Adolescents (Age 12-17)

In adolescence, kids try to figure out who they are, where they fit, and what to do with increased independence and responsibility. Adults try to answer these same questions in their role as parents.

Understandably, parents’ fears around kids’ accountability, safety, and ability to make good choices increases considerably in this time.  In response, many parents go full in on lecturing their children.  As their worries grow, the speeches about what kids should and shouldn’t do get longer and more intense.  Alternatively, some parents don’t say much to their kids at all, often because they remember the lectures they endured as a teen, and how ineffective they were.

Instead of lecturing or remaining silent, ask your teen questions.  Be curious about what they’re doing and what’s happening for them.  Encourage them to reflect on their choices and options in different situations. Give them an opportunity to talk about how they feel without making light of it, or saying its just high school, it’s not that big of a deal, or, you just want to because that’s what your little friends are doing.

Take the opportunity to listen to what they’re saying, suspending your judgment and your fear.  Often when parents say they are listening, they’re really just waiting their turn to deliver more lectures. Parents will also say that kids give them one-word answers to their questions.  Sometimes this is because kids have figured out that if they open up, you’ll simply tell them what to do (or think or feel). Re-start the conversation by letting them know that you are genuinely interested in what they have to say.

You’re the parent: there’s a good chance you know more than them about how to handle different situations. (Although I’ve seen when teens are empowered, they can be pretty freaking smart and creative). But in the long term, simply imparting your wisdom is not nearly as useful as getting them to reflect on their choices.  This doesn’t mean that you don’t set expectations or hold them accountable—you do.  But you also give them enough space to start to question and learn on their own.

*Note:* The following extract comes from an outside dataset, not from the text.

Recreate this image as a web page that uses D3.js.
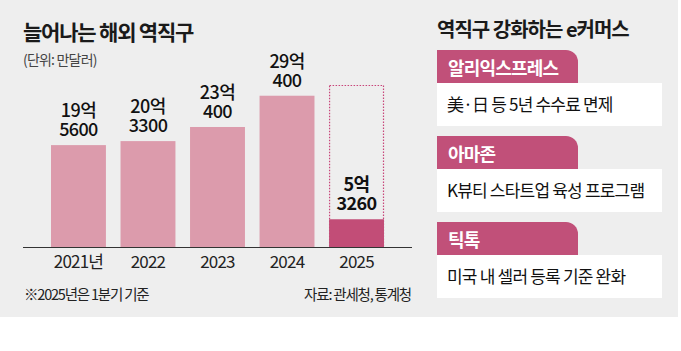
<!DOCTYPE html>
<html>
<head>
    <meta charset="utf-8">
    <title>늘어나는 해외 역직구</title>
    <script src="https://d3js.org/d3.v7.min.js"></script>
    <style>
        body { margin: 0; background: #fff; }
        text { font-family: "Noto Sans CJK KR", "Noto Sans", sans-serif; }
    </style>
</head>
<body>
    <script>
        // 단위: 만달러
        var years = ["2021년", "2022", "2023", "2024", "2025"];
        var amounts = [195600, 203300, 230400, 290400, 53260];
        var yMax = 311000; // 점선 박스 높이 (2025 연간 자리)

        var companies = ["알리익스프레스", "아마존", "틱톡"];
        var policies = ["美·日 등 5년 수수료 면제", "K뷰티 스타트업 육성 프로그램", "미국 내 셀러 등록 기준 완화"];

        var svg = d3.select("body")
            .append("svg")
            .attr("width", 681)
            .attr("height", 351);

        svg.append("rect")
            .attr("width", 678)
            .attr("height", 317)
            .attr("fill", "#eeeeee");

        // 왼쪽 제목
        svg.append("text")
            .attr("x", 23).attr("y", 40)
            .attr("font-size", 21).attr("font-weight", 700)
            .attr("letter-spacing", -1.2)
            .attr("fill", "#1a1a1a")
            .text("늘어나는 해외 역직구");

        svg.append("text")
            .attr("x", 23).attr("y", 65)
            .attr("font-size", 14).attr("letter-spacing", -0.8)
            .attr("fill", "#444")
            .text("(단위: 만달러)");

        var x = d3.scaleBand()
            .domain(years)
            .range([51, 384])
            .paddingInner(0.21)
            .paddingOuter(0);

        var y = d3.scaleLinear()
            .domain([0, yMax])
            .range([247, 85]);

        var data = years.map(function(d, i) {
            return { year: d, value: amounts[i], last: i === years.length - 1 };
        });

        // 2025 점선 박스
        svg.append("rect")
            .attr("x", x("2025") + 0.5)
            .attr("y", y(yMax) + 0.5)
            .attr("width", x.bandwidth() - 1)
            .attr("height", y(0) - y(yMax) - 0.5)
            .attr("fill", "none")
            .attr("stroke", "#c8467a")
            .attr("stroke-width", 1.2)
            .attr("stroke-dasharray", "1.5,1.5");

        svg.selectAll("rect.bar")
            .data(data)
            .enter()
            .append("rect")
            .attr("class", "bar")
            .attr("x", function(d) { return x(d.year); })
            .attr("y", function(d) { return y(d.value); })
            .attr("width", x.bandwidth())
            .attr("height", function(d) { return y(0) - y(d.value); })
            .attr("fill", function(d) { return d.last ? "#c24d77" : "#dc9bac"; });

        // 값 레이블 (억 / 만)
        svg.selectAll("text.eok")
            .data(data)
            .enter()
            .append("text")
            .attr("class", "eok")
            .attr("x", function(d) { return x(d.year) + x.bandwidth() / 2; })
            .attr("y", function(d) { return y(d.value) - 28; })
            .attr("text-anchor", "middle")
            .attr("font-size", 18)
            .attr("letter-spacing", -0.6)
            .attr("font-weight", function(d) { return d.last ? 700 : 500; })
            .attr("fill", "#111")
            .text(function(d) { return Math.floor(d.value / 10000) + "억"; });

        svg.selectAll("text.man")
            .data(data)
            .enter()
            .append("text")
            .attr("class", "man")
            .attr("x", function(d) { return x(d.year) + x.bandwidth() / 2; })
            .attr("y", function(d) { return y(d.value) - 9; })
            .attr("text-anchor", "middle")
            .attr("font-size", 18)
            .attr("letter-spacing", -0.6)
            .attr("font-weight", function(d) { return d.last ? 700 : 500; })
            .attr("fill", "#111")
            .text(function(d) { return d.value % 10000; });

        // x축
        svg.append("line")
            .attr("x1", 23).attr("x2", 412)
            .attr("y1", 247.5).attr("y2", 247.5)
            .attr("stroke", "#333").attr("stroke-width", 1);

        svg.selectAll("text.year")
            .data(years)
            .enter()
            .append("text")
            .attr("class", "year")
            .attr("x", function(d) { return x(d) + x.bandwidth() / 2; })
            .attr("y", 268)
            .attr("text-anchor", "middle")
            .attr("font-size", 17)
            .attr("letter-spacing", -0.8)
            .attr("fill", "#222")
            .text(function(d) { return d; });

        svg.append("text")
            .attr("x", 24).attr("y", 300)
            .attr("font-size", 14.5).attr("letter-spacing", -1.2)
            .attr("fill", "#222")
            .text("※2025년은 1분기 기준");

        svg.append("text")
            .attr("x", 411).attr("y", 300)
            .attr("text-anchor", "end")
            .attr("font-size", 14.5).attr("letter-spacing", -1.2)
            .attr("fill", "#222")
            .text("자료: 관세청, 통계청");

        // 오른쪽 패널
        svg.append("text")
            .attr("x", 437).attr("y", 37)
            .attr("font-size", 20).attr("font-weight", 700)
            .attr("letter-spacing", -1)
            .attr("fill", "#1a1a1a")
            .text("역직구 강화하는 e커머스");

        var panelX = 437, tabW = 141, boxW = 225, tabH = 33, boxH = 43, rowStep = 86, r = 12;

        var rows = svg.selectAll("g.row")
            .data(companies)
            .enter()
            .append("g")
            .attr("class", "row")
            .attr("transform", function(d, i) { return "translate(" + panelX + "," + (50 + i * rowStep) + ")"; });

        rows.append("path")
            .attr("d", "M0," + tabH + "V0H" + (tabW - r) + "A" + r + "," + r + " 0 0 1 " + tabW + "," + r + "V" + tabH + "Z")
            .attr("fill", "#c15079");

        rows.append("text")
            .attr("x", 11).attr("y", 25)
            .attr("font-size", 18).attr("font-weight", 700)
            .attr("letter-spacing", -0.8)
            .attr("fill", "#fff")
            .text(function(d) { return d; });

        rows.append("rect")
            .attr("y", tabH)
            .attr("width", boxW)
            .attr("height", boxH)
            .attr("fill", "#fff");

        rows.append("text")
            .attr("x", 10).attr("y", tabH + 28)
            .attr("font-size", 17)
            .attr("letter-spacing", -0.8)
            .attr("fill", "#111")
            .text(function(d, i) { return policies[i]; });
    </script>
</body>
</html>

I have yet to meet anyone who felt they were killing it at this parenting thing.  Most parents feel doubt and uncertainty regarding the decisions they make for their children.  There’s no rubric to measure your parenting by, and so no way to know if you’re getting it right or not. But one practice that will undoubtedly benefit your kiddos is being attentively present and responding to their feelings and thoughts with compassion and respect.  When kids feel their feelings and thoughts are valued, they develop a confidence that they carry with them.  They internalize the message that they matter and are worthy.  They develop a strong sense of self that helps them explore, identify their own needs, go after what they want, and also be present for others.  There are few greater gifts that you could provide your children.